イデアインターナショナルは、初台のアップルジャパン本社にて、プロフェッショナル映像クリエイター向けセミナー「Final Cut Studioのハンズオンセミナー」を開催した。本レポートでは、そのセミナー内で行われた初心者向けハンズオンセミナー「はじめての動画編集」の模様について紹介していく。

「Final Cut Pro」をはじめとしたクリエイティブ系ソフトウエアをビデオで詳しく学べるオンライン学習サイト「BeHub.JP」による本セミナー。講師は、数多くの映像作品を手がける映像制作プロダクション「Studio DU」の池田耕造氏。受講者は、ひとり1台ずつMacを使用し、実際の説明を聞きながら操作を基本から行えるスタイルで実施された。

本セミナーでは、あらかじめ撮影された映像素材(AVCHDフォーマット)を、Final Cut Proに「ProRes 422 (Proxy)」として読み込むところから講義がスタート。「切り出し転送」機能などで標準的にサポートされているAVCHDは、テープレスメディアから簡単にFinal Cut Proへの取り込みを行えることや、ビデオコーデックなどに関する特徴や設定などについて、分かり易く説明が行われた。
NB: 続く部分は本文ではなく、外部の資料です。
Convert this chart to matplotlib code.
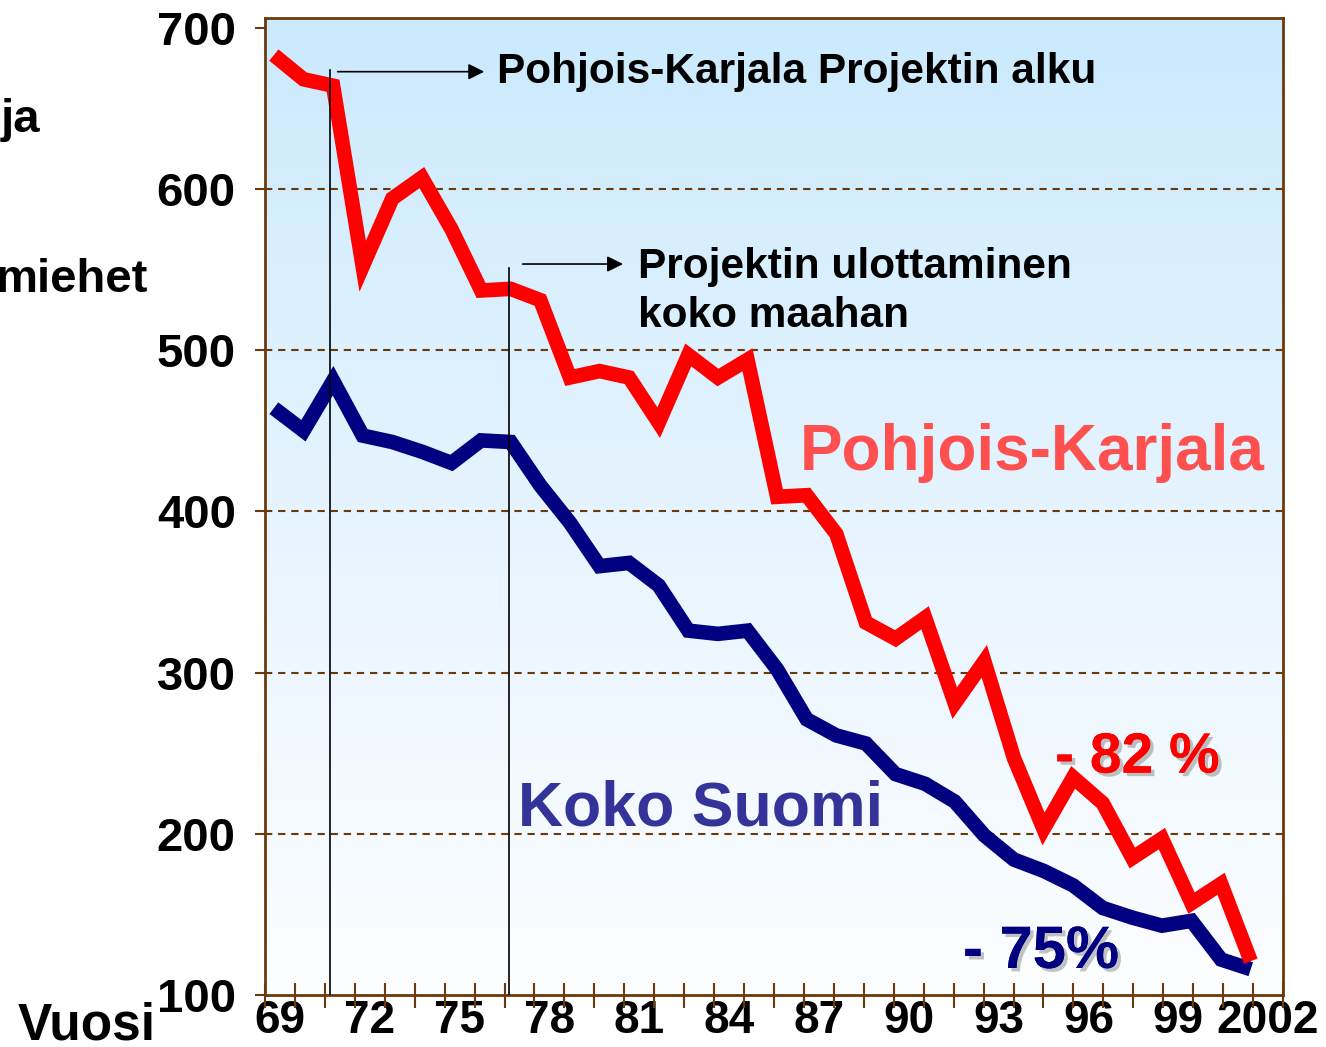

最初に初心者がつまづきがちな、テープレスメディアからのビデオの取り込み方法や種類、ProRes 422などのビデオコーデックなどを丁寧に紹介した

Final Cut Pro上に読み込まれた映像は、編集時にも非常に美しく表示されており、かつ快適に編集が行える。池田氏は、ソフトウェアの標準的ユーザーインタフェースである"ブラウザ"、"キャンバス"、"ビューア"などの機能を、"冷蔵庫"、"調理台"、"お皿"といった料理関係のアイテムに例えて分かりやすく解説した。さらに、基本的な映像編集に必要となる、素材の選び方、イン/アウトポイント(使用範囲)の設定、素材の挿入と上書き、消去などの操作方法を、効率的な作業を実現するショートカットキーや具体的な使用事例ととにも紹介した。

作業の過程を順番に説明し、初心者でも一通りの編集が行えるような配慮がなされた。ハンズオンセミナーのメリットは、ユーザーがこれら一連の作業を自分自身で実践しながら、より理解を深められることだろう

また、セミナー後半では、応用編として「引き」と「寄り」のふたつの映像素材の中から、特定のアクションポイント(編集点)を見つけ出し、その素材同士を効果的につなげるテクニックを紹介。そのほか、マーカーやカミソリツールを使った編集や、映像同士をスムースにつなぐためのエフェクト効果「トランジション」の適用方法のコツやノウハウも惜しみなく披露された。

「編集点の設定時には、基本的には次につなげる素材が"ネタバレ"にならないように、配慮しておくべき」などの細かなアドバイスも行われた

最後に、ProRes 422 (Proxy)で編集が完了したプロジェクトをベースに、オンライン画質のビデオコーデックとなる「ProRes 422」を使って再読み込みし、必要な素材部分のみを最小限の時間で高品質化するといった作業を実施し、セミナーは終了した。

なお、今回のセミナーと同様に、最近では現場での作業も、編集時は取り扱いやすい「ProRes 422 (Proxy)」や「ProRes 422 LT」などのビデオコーデックを採用し、編集完了後によりハイクオリティーな画質へと変更するといったプロセスが多くなっているとのこと。

「切り出し転送」を使って、必要部分のみを再取り込みして素材を高品質なものに変換。編集時には軽く、納品時には高画質というワークフローのスタイルは、Final Cut Proならではの便利さであることも強調されていた。セミナー終了後には、講師への質問を繰り返す多数のユーザーの姿も見受けられた

イベント参加者は、今回のハンズオンセミナーを通じてFinal Cut Studioがどのような製品であるかは当然のこと、その特徴や操作方法を理解し、自分の創作活動におけるより具体的な活用イメージを容易に想像可能になったはずだ。なお、セミナーに参加者には、Idea Digital Studioより、Macとソフトウェアのお得に購入できる特典プランなどの提案もなされていた。